Snare is “Of Counsel” at the San Antonio-based firm of Loeffler, Jonas & Tuggey, a politically-wired Texas law firm. Snare himself works out of the Austin branch.

Now, how about Loeffler? Thomas G. Loeffler?

He did a stint in Congress from 1979 to 1987. But he also turns out to be a close friend and long-time fund-raiser for George W. Bush — one of the president’s “pioneers.” In fact, according to this report by Texans for Public Justice, Loeffler was one of the top five individual money-givers to the president out of 212 ‘pioneers’ they looked at. Loeffler was #4 with $495,424 tossed into the pot, just behind #3, Ken Lay, with $574,550.

Really, calling Loeffler and Lay ‘pioneers’ hardly does them justice. In the effort to open up the GWB frontier, Tom Loeffler was more like the Meriwether Lewis to Ken Lay’s William Clark.

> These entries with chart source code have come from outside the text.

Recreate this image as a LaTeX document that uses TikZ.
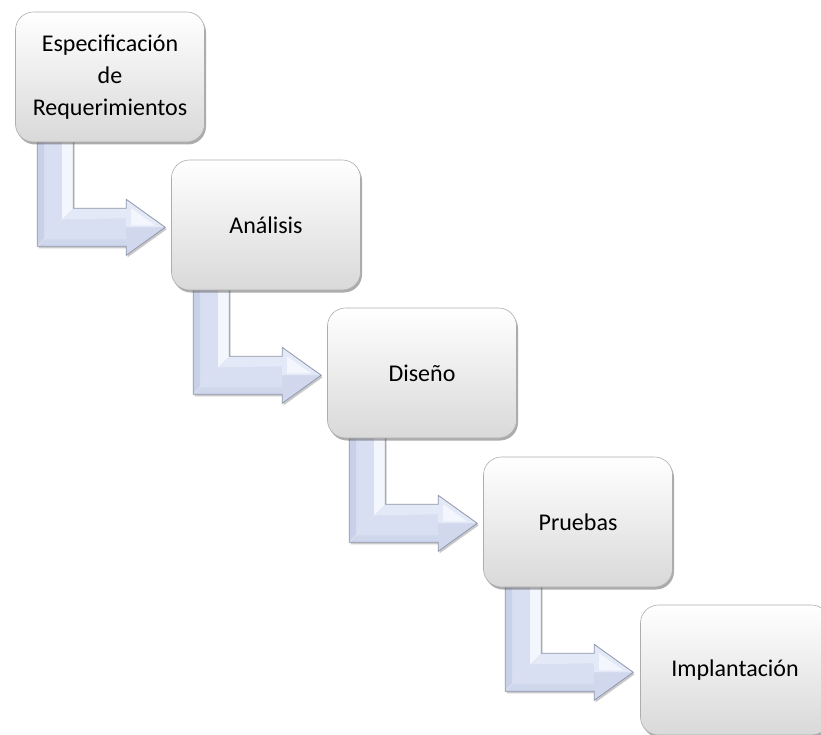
\documentclass[tikz,border=0pt]{standalone}
\usepackage{fontspec}
\setmainfont{Carlito}
\usetikzlibrary{calc,shadows}
\pgfdeclarelayer{background}
\pgfsetlayers{background,main}

% colours of the bevelled block arrows
\definecolor{arrowface}{HTML}{D8DFF2}
\definecolor{arrowdark}{HTML}{C9D1E8}
\definecolor{arrowlight}{HTML}{F3F6FC}
\definecolor{arrowmid}{HTML}{E3E9F7}
\definecolor{arrowedge}{HTML}{9197AC}

% bent block arrow that leaves the bottom of a box and points right;
% local units are pixels, origin at the south-west corner of the box
\newcommand\stagearrow[1]{%
  \begin{scope}[shift={(#1.south west)}]
    \fill[arrowface, drop shadow={shadow xshift=1.5pt, shadow yshift=-2pt, opacity=0.3, fill=black!70}]
      (22,-10) -- (22,104) -- (111,104) -- (111,113) -- (150,85) -- (111,57)
      -- (111,66) -- (58,66) -- (58,-10) -- cycle;
    % bevel facets
    \fill[arrowdark] (22,-10) -- (29,-10) -- (29,97) -- (22,104) -- cycle;
    \fill[arrowdark!60!arrowface] (22,104) -- (29,97) -- (111,97) -- (111,104) -- cycle;
    \fill[arrowlight] (47,-10) -- (58,-10) -- (58,66) -- (47,77) -- cycle;
    \fill[arrowmid] (47,77) -- (58,66) -- (111,66) -- (111,76) -- cycle;
    \fill[arrowmid] (111,57) -- (150,85) -- (111,85) -- cycle;
    \fill[arrowlight] (116,66) -- (140,83) -- (116,83) -- cycle;
    \fill[arrowdark!50!arrowface] (111,113) -- (150,85) -- (111,85) -- cycle;
    \draw[white!75!arrowedge, line width=0.5pt] (22,104) -- (47,77);
    \draw[arrowedge, line width=0.8pt, line join=miter]
      (22,-10) -- (22,104) -- (111,104) -- (111,113) -- (150,85) -- (111,57)
      -- (111,66) -- (58,66) -- (58,-10);
  \end{scope}%
}

\begin{document}
\begin{tikzpicture}[x=1pt, y=-1pt,
  stagebox/.style={rectangle, rounded corners=18pt,
    minimum width=189pt, minimum height=130pt, inner sep=0pt,
    draw=black!32, line width=0.6pt,
    top color=white, bottom color=black!15,
    drop shadow={shadow xshift=1.5pt, shadow yshift=-2.5pt, opacity=0.5, fill=black!65},
    align=center, font=\fontsize{24}{32}\selectfont}]
  \useasboundingbox (0,0) rectangle (821,735);
  \clip (0,0) rectangle (821,735);

  \node[stagebox] (spec) at (110,77)  {Especificación\\de\\Requerimientos};
  \node[stagebox] (anal) at (266,225) {Análisis};
  \node[stagebox] (dise) at (422,373) {Diseño};
  \node[stagebox] (prue) at (578,522) {Pruebas};
  \node[stagebox] (impl) at (735,670) {Implantación};

  \begin{pgfonlayer}{background}
    \stagearrow{spec}
    \stagearrow{anal}
    \stagearrow{dise}
    \stagearrow{prue}
  \end{pgfonlayer}
\end{tikzpicture}
\end{document}
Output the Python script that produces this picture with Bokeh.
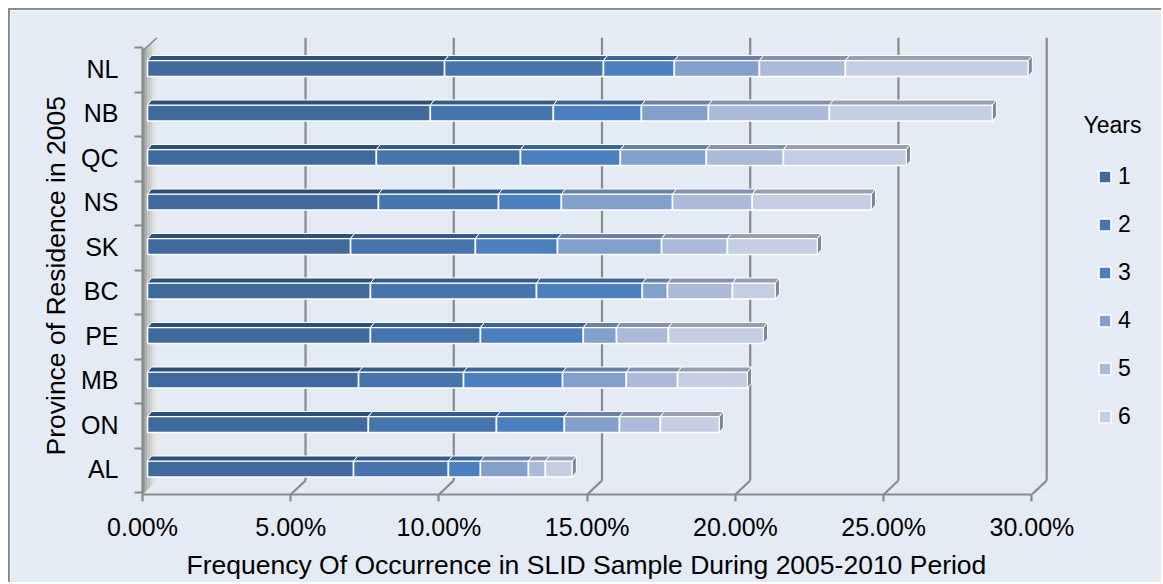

(Or maybe Lay is Lewis and Loeffler is Clark? For now, let’s say Loeffler is Lewis since we’re talking about him. If Lay feels slighted I’d recommend he drop TPM a line here and we’ll try to make it up to him.)

From the look of it, Loeffler’s forte is fund-raising not in ethics.

Texans for Public Justice says

Loeffler also topped a list of five members of Congress whose campaigns received illegal corporate money from Vernon Savings & Loan, which failed at a taxpayer cost of $1.3 billion. A Vernon officer told an ‘89 grand jury that Loeffler offered to set up a meeting with then Treasury Secretary James A. Baker III if they helped pay Loeffler’s debt from a failed ’86 gubernatorial bid. Four Vernon executives then moved $8,000 in laundered corporate money to Loeffler’s campaign, this officer testified, just before federal regulators forced them to resign.

At the moment, he seems well positioned to cash in on the GWB influence-peddling gravy train. His law firm’s DC office seems to be a lobby shop. I just hope he sticks to lobbying and stops having his legal goons harass the proprietors of small websites.